Occasionally, Propositions require a more structured approach, with the use of specific locations represented graphically on a map. These are known as Structured Propositions, and whilst they bear many similarities to regular Propositions, they take advantage of some new rules regarding how the characters interact with the geography. Mechanically, Structured Propositions use the same structure as above, but use the following new features.

  • Challenges. Challenges make up a meat of an Proposition. A Challenge is a situation in which the characters are required to use their skills and resources to overcome in order to progress, make life easier or just survive. Challences can either be Combat or Non-Combat Challenges.
    • Combat Challenges play out using 'structured time' combat rules. There's a map, enemy units, and everyone gains Full Actions and one Reaction, the usual rules. Characters roll initiative before each individual Combat Challenge.
    • Non-Combat Challenges are identical to normal Propositions, as above. Thus they are mostly solved through skill tests or clever thinking. Everyone may take a single action per Round, and each Challenge continues until the problem is solved, becomes unsolveable or the characters give up.
  • Time Scale. Structured Propositions have reason to track time a little tighter than other Propositions. To this end, they track time relatively tightly by grouping them into rounds.
    • Time in structured Propositions are measured in rounds. Realistically this usually represents between 10 seconds to 10 minutes of time (it varies as fitting) but for simplicity, it's represented as 'rounds'.
    • Each Adventurer gets one turn per round, as normal.
    • Each Adventurer tracks their own actions independently, and may go in any order unless they are in a combat challenge, in which case they roll initiative.
  • Maps. In Structured Propositions, the Proposition uses a graphic map. This map is divided into two subsections, known as Areas and Paths. Areas and Paths sort of interact like nodes and edges (ie. Nodes connected by lines). Depending on the situation, the players may have knowledge of the layout before they begin the Proposition.
    • Areas are parts of the Map which represent specific locations of interest: for example, a small town might be represented in Areas of "Town Hall", "Hotel", "Restaurant Neighbourhood". They are graphically represented in the sense that they have an actual detailed map area.
      • Areas can house 'Challenges'. They can have more than one, but if they do, then the Challenges may be aligned so that they have to be approached in a specific order.
    • Paths are parts of the map which represent connections between Areas; for example, in the small town above, the Town Hall and Hotel may be connected by a Path. Paths are not graphically represented on the map, but are instead represented by lines linking one Area to another.
      • Paths do not have Challenges themselves, but sometimes require a Challenge to access.
      • Paths usually require a certain number of turns of movement.

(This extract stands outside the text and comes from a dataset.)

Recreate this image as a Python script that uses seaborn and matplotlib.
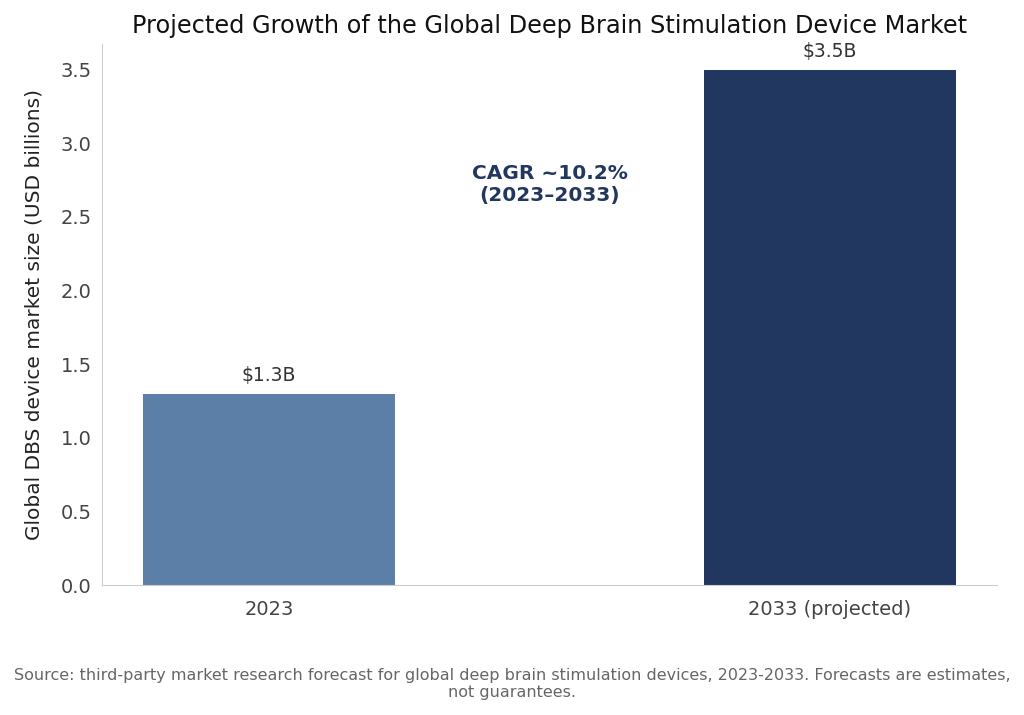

For example, if an Adventurer comes to a path with a 1 Turn cost, then they must spend their entire turn moving down it, and move directly to the next Area. If the Path has a 2 Turn cost, then they must spend two full turns on the path, emerging into the next Area at the end of the 2nd Turn.
      • Paths can sometimes be hidden and require special successes or actions to reveal.
      • By and large, all Paths have two generic actions that can be attempted when travelling down them: hurrying, and sneaking. Hurrying will reduce the Turns needed to cross it by 1 to a minimum of 1, but the Adventurer must test Athletics/Toughness or take a rank of Fatigue, and furthermore are more easily ambushed; sneaking increases the Turn cost by 1 (unless the Adventurer is able to run stealthily) and they must pass a Stealth test, but they are able to more easily avoid traps and other hazards, and may more easily ambush any enemies waiting in the next Area.
      • Finally, Adventurers with an effective movement AB of 7+ gain an extra Turn per Round which may only be spent on moving down Paths; Adventurers with an effective movement AB of 9+ gain two extra Turns per Round which may only be spent on moving down Paths instead.